*DATA PROVIDED*
►
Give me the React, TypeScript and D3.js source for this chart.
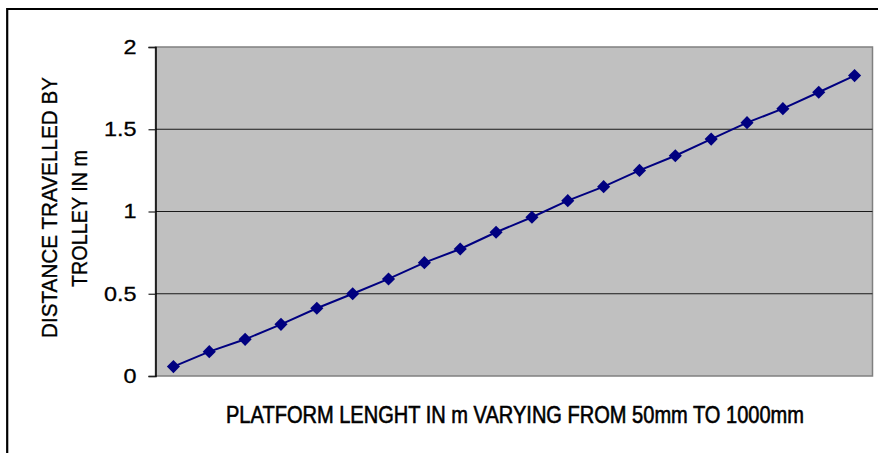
import React, { useEffect, useRef } from "react";
import * as d3 from "d3";

const categories: number[] = d3.range(1, 21);
const distances: number[] = [
  0.057, 0.148, 0.223, 0.314, 0.412, 0.5, 0.59, 0.689, 0.772, 0.874,
  0.965, 1.066, 1.151, 1.25, 1.339, 1.44, 1.54, 1.625, 1.725, 1.826,
];
const yTicks: number[] = [0, 0.5, 1, 1.5, 2];
const yTitleLines: string[] = ["DISTANCE TRAVELLED BY", "TROLLEY IN m"];
const xTitle = "PLATFORM LENGHT IN m VARYING FROM 50mm TO 1000mm";

const W = 878;
const H = 453;
const plot = { left: 155.5, right: 872.5, top: 47, bottom: 376 };
const FONT = "'Liberation Sans', Arial, sans-serif";

export default function App() {
  const ref = useRef<SVGSVGElement | null>(null);

  useEffect(() => {
    const svg = d3.select(ref.current);
    svg.selectAll("*").remove();

    const x = d3
      .scaleBand<number>()
      .domain(categories)
      .range([plot.left, plot.right]);
    const y = d3.scaleLinear().domain([0, 2]).range([plot.bottom, plot.top]);

    // outer chart border (extends past the viewport right/bottom)
    svg
      .append("path")
      .attr("d", `M7.2,${H + 5} L7.2,9 L${W + 5},9`)
      .attr("fill", "none")
      .attr("stroke", "#000")
      .attr("stroke-width", 2.2);

    // plot area
    svg
      .append("rect")
      .attr("x", plot.left)
      .attr("y", plot.top)
      .attr("width", plot.right - plot.left)
      .attr("height", plot.bottom - plot.top)
      .attr("fill", "#c0c0c0")
      .attr("stroke", "#808080")
      .attr("stroke-width", 1.5);

    // gridlines
    svg
      .append("g")
      .selectAll("line")
      .data(yTicks.filter((t) => t > 0 && t < 2))
      .join("line")
      .attr("x1", plot.left)
      .attr("x2", plot.right)
      .attr("y1", (d) => y(d))
      .attr("y2", (d) => y(d))
      .attr("stroke", "#1a1a1a")
      .attr("stroke-width", 1.2);

    // y axis
    const yAxis = d3
      .axisLeft(y)
      .tickValues(yTicks)
      .tickFormat((d) => String(d))
      .tickSize(7)
      .tickPadding(12);
    const ga = svg
      .append("g")
      .attr("transform", `translate(${plot.left},0)`)
      .call(yAxis);
    ga.select(".domain").attr("stroke", "#000").attr("stroke-width", 1.5);
    ga.selectAll(".tick line").attr("stroke", "#222").attr("stroke-width", 1.2);
    ga.selectAll(".tick text")
      .attr("font-family", FONT)
      .attr("font-size", 20)
      .attr("fill", "#000")
      .attr("stroke", "#000")
      .attr("stroke-width", 0.3)
      .attr("transform", "translate(-19,0) scale(1.17,1) translate(19,0)");

    // line
    const line = d3
      .line<number>()
      .x((_, i) => (x(categories[i]) as number) + x.bandwidth() / 2)
      .y((d) => y(d));
    svg
      .append("path")
      .datum(distances)
      .attr("d", line)
      .attr("fill", "none")
      .attr("stroke", "#000080")
      .attr("stroke-width", 2);

    // diamond markers
    const diamond = d3.symbol().type(d3.symbolDiamond2).size(110);
    svg
      .append("g")
      .selectAll("path")
      .data(distances)
      .join("path")
      .attr("d", diamond)
      .attr(
        "transform",
        (d, i) =>
          `translate(${(x(categories[i]) as number) + x.bandwidth() / 2},${y(d)})`
      )
      .attr("fill", "#000080");

    // y title (rotated)
    const yLinePos = [
      { bx: 56.5, cy: 207.5, size: 20.4, len: 261 },
      { bx: 86.5, cy: 218.5, size: 19.8, len: 137 },
    ];
    yTitleLines.forEach((t, i) => {
      const p = yLinePos[i];
      svg
        .append("text")
        .attr(
          "transform",
          `translate(${p.bx},${p.cy}) rotate(-90) scale(1,1.08)`
        )
        .attr("text-anchor", "middle")
        .attr("font-family", FONT)
        .attr("font-size", p.size)
        .attr("textLength", p.len)
        .attr("lengthAdjust", "spacingAndGlyphs")
        .attr("fill", "#000")
        .attr("stroke", "#000")
        .attr("stroke-width", 0.3)
        .text(t);
    });

    // x title
    svg
      .append("text")
      .attr("transform", `translate(515,423.3) scale(1,1.19)`)
      .attr("text-anchor", "middle")
      .attr("font-family", FONT)
      .attr("font-size", 19.9)
      .attr("textLength", 578)
      .attr("lengthAdjust", "spacingAndGlyphs")
      .attr("fill", "#000")
      .attr("stroke", "#000")
      .attr("stroke-width", 0.5)
      .text(xTitle);
  }, []);

  return (
    <svg
      ref={ref}
      width={W}
      height={H}
      style={{ position: "absolute", left: 0, top: 0, background: "#fff" }}
    />
  );
}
◄
Would you return the data exactly as written, without the pictures?

*ANSWER*
Give me the React, TypeScript and D3.js source for this chart.
import React, { useEffect, useRef } from "react";
import * as d3 from "d3";

const categories: number[] = d3.range(1, 21);
const distances: number[] = [
  0.057, 0.148, 0.223, 0.314, 0.412, 0.5, 0.59, 0.689, 0.772, 0.874,
  0.965, 1.066, 1.151, 1.25, 1.339, 1.44, 1.54, 1.625, 1.725, 1.826,
];
const yTicks: number[] = [0, 0.5, 1, 1.5, 2];
const yTitleLines: string[] = ["DISTANCE TRAVELLED BY", "TROLLEY IN m"];
const xTitle = "PLATFORM LENGHT IN m VARYING FROM 50mm TO 1000mm";

const W = 878;
const H = 453;
const plot = { left: 155.5, right: 872.5, top: 47, bottom: 376 };
const FONT = "'Liberation Sans', Arial, sans-serif";

export default function App() {
  const ref = useRef<SVGSVGElement | null>(null);

  useEffect(() => {
    const svg = d3.select(ref.current);
    svg.selectAll("*").remove();

    const x = d3
      .scaleBand<number>()
      .domain(categories)
      .range([plot.left, plot.right]);
    const y = d3.scaleLinear().domain([0, 2]).range([plot.bottom, plot.top]);

    // outer chart border (extends past the viewport right/bottom)
    svg
      .append("path")
      .attr("d", `M7.2,${H + 5} L7.2,9 L${W + 5},9`)
      .attr("fill", "none")
      .attr("stroke", "#000")
      .attr("stroke-width", 2.2);

    // plot area
    svg
      .append("rect")
      .attr("x", plot.left)
      .attr("y", plot.top)
      .attr("width", plot.right - plot.left)
      .attr("height", plot.bottom - plot.top)
      .attr("fill", "#c0c0c0")
      .attr("stroke", "#808080")
      .attr("stroke-width", 1.5);

    // gridlines
    svg
      .append("g")
      .selectAll("line")
      .data(yTicks.filter((t) => t > 0 && t < 2))
      .join("line")
      .attr("x1", plot.left)
      .attr("x2", plot.right)
      .attr("y1", (d) => y(d))
      .attr("y2", (d) => y(d))
      .attr("stroke", "#1a1a1a")
      .attr("stroke-width", 1.2);

    // y axis
    const yAxis = d3
      .axisLeft(y)
      .tickValues(yTicks)
      .tickFormat((d) => String(d))
      .tickSize(7)
      .tickPadding(12);
    const ga = svg
      .append("g")
      .attr("transform", `translate(${plot.left},0)`)
      .call(yAxis);
    ga.select(".domain").attr("stroke", "#000").attr("stroke-width", 1.5);
    ga.selectAll(".tick line").attr("stroke", "#222").attr("stroke-width", 1.2);
    ga.selectAll(".tick text")
      .attr("font-family", FONT)
      .attr("font-size", 20)
      .attr("fill", "#000")
      .attr("stroke", "#000")
      .attr("stroke-width", 0.3)
      .attr("transform", "translate(-19,0) scale(1.17,1) translate(19,0)");

    // line
    const line = d3
      .line<number>()
      .x((_, i) => (x(categories[i]) as number) + x.bandwidth() / 2)
      .y((d) => y(d));
    svg
      .append("path")
      .datum(distances)
      .attr("d", line)
      .attr("fill", "none")
      .attr("stroke", "#000080")
      .attr("stroke-width", 2);

    // diamond markers
    const diamond = d3.symbol().type(d3.symbolDiamond2).size(110);
    svg
      .append("g")
      .selectAll("path")
      .data(distances)
      .join("path")
      .attr("d", diamond)
      .attr(
        "transform",
        (d, i) =>
          `translate(${(x(categories[i]) as number) + x.bandwidth() / 2},${y(d)})`
      )
      .attr("fill", "#000080");

    // y title (rotated)
    const yLinePos = [
      { bx: 56.5, cy: 207.5, size: 20.4, len: 261 },
      { bx: 86.5, cy: 218.5, size: 19.8, len: 137 },
    ];
    yTitleLines.forEach((t, i) => {
      const p = yLinePos[i];
      svg
        .append("text")
        .attr(
          "transform",
          `translate(${p.bx},${p.cy}) rotate(-90) scale(1,1.08)`
        )
        .attr("text-anchor", "middle")
        .attr("font-family", FONT)
        .attr("font-size", p.size)
        .attr("textLength", p.len)
        .attr("lengthAdjust", "spacingAndGlyphs")
        .attr("fill", "#000")
        .attr("stroke", "#000")
        .attr("stroke-width", 0.3)
        .text(t);
    });

    // x title
    svg
      .append("text")
      .attr("transform", `translate(515,423.3) scale(1,1.19)`)
      .attr("text-anchor", "middle")
      .attr("font-family", FONT)
      .attr("font-size", 19.9)
      .attr("textLength", 578)
      .attr("lengthAdjust", "spacingAndGlyphs")
      .attr("fill", "#000")
      .attr("stroke", "#000")
      .attr("stroke-width", 0.5)
      .text(xTitle);
  }, []);

  return (
    <svg
      ref={ref}
      width={W}
      height={H}
      style={{ position: "absolute", left: 0, top: 0, background: "#fff" }}
    />
  );
}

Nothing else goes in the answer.